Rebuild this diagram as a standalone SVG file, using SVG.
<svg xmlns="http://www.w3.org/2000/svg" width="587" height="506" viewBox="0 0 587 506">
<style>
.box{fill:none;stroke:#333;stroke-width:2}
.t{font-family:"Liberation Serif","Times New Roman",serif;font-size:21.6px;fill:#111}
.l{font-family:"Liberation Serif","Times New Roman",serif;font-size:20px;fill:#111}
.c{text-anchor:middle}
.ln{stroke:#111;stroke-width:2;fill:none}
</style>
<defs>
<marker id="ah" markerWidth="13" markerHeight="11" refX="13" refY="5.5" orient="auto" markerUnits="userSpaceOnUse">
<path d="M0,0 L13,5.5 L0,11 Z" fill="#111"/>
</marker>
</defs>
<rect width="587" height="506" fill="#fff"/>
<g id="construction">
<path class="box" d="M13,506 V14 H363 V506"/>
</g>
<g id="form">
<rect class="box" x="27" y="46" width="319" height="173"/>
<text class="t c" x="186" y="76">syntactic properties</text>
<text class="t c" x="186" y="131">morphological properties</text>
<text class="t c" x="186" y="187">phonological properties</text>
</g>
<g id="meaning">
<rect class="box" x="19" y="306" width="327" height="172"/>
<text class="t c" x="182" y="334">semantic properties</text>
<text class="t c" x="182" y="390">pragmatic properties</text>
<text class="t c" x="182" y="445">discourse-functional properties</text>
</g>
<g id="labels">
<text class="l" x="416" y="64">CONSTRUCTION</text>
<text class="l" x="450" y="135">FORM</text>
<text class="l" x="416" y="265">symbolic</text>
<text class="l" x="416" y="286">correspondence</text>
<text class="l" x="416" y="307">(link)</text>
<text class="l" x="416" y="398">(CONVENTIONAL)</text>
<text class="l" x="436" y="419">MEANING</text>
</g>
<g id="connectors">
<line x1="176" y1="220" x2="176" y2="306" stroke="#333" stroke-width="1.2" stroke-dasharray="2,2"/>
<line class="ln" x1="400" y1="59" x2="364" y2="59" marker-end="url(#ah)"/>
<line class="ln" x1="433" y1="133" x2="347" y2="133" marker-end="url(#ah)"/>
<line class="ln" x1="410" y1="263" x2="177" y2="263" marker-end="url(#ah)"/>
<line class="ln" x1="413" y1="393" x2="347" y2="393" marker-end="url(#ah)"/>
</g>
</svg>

**PROBLEM DETAILS**
Write the listing out again, exactly as shown above.

**WRITTEN REPLY**
Rebuild this diagram as a standalone SVG file, using SVG.
<svg xmlns="http://www.w3.org/2000/svg" width="587" height="506" viewBox="0 0 587 506">
<style>
.box{fill:none;stroke:#333;stroke-width:2}
.t{font-family:"Liberation Serif","Times New Roman",serif;font-size:21.6px;fill:#111}
.l{font-family:"Liberation Serif","Times New Roman",serif;font-size:20px;fill:#111}
.c{text-anchor:middle}
.ln{stroke:#111;stroke-width:2;fill:none}
</style>
<defs>
<marker id="ah" markerWidth="13" markerHeight="11" refX="13" refY="5.5" orient="auto" markerUnits="userSpaceOnUse">
<path d="M0,0 L13,5.5 L0,11 Z" fill="#111"/>
</marker>
</defs>
<rect width="587" height="506" fill="#fff"/>
<g id="construction">
<path class="box" d="M13,506 V14 H363 V506"/>
</g>
<g id="form">
<rect class="box" x="27" y="46" width="319" height="173"/>
<text class="t c" x="186" y="76">syntactic properties</text>
<text class="t c" x="186" y="131">morphological properties</text>
<text class="t c" x="186" y="187">phonological properties</text>
</g>
<g id="meaning">
<rect class="box" x="19" y="306" width="327" height="172"/>
<text class="t c" x="182" y="334">semantic properties</text>
<text class="t c" x="182" y="390">pragmatic properties</text>
<text class="t c" x="182" y="445">discourse-functional properties</text>
</g>
<g id="labels">
<text class="l" x="416" y="64">CONSTRUCTION</text>
<text class="l" x="450" y="135">FORM</text>
<text class="l" x="416" y="265">symbolic</text>
<text class="l" x="416" y="286">correspondence</text>
<text class="l" x="416" y="307">(link)</text>
<text class="l" x="416" y="398">(CONVENTIONAL)</text>
<text class="l" x="436" y="419">MEANING</text>
</g>
<g id="connectors">
<line x1="176" y1="220" x2="176" y2="306" stroke="#333" stroke-width="1.2" stroke-dasharray="2,2"/>
<line class="ln" x1="400" y1="59" x2="364" y2="59" marker-end="url(#ah)"/>
<line class="ln" x1="433" y1="133" x2="347" y2="133" marker-end="url(#ah)"/>
<line class="ln" x1="410" y1="263" x2="177" y2="263" marker-end="url(#ah)"/>
<line class="ln" x1="413" y1="393" x2="347" y2="393" marker-end="url(#ah)"/>
</g>
</svg>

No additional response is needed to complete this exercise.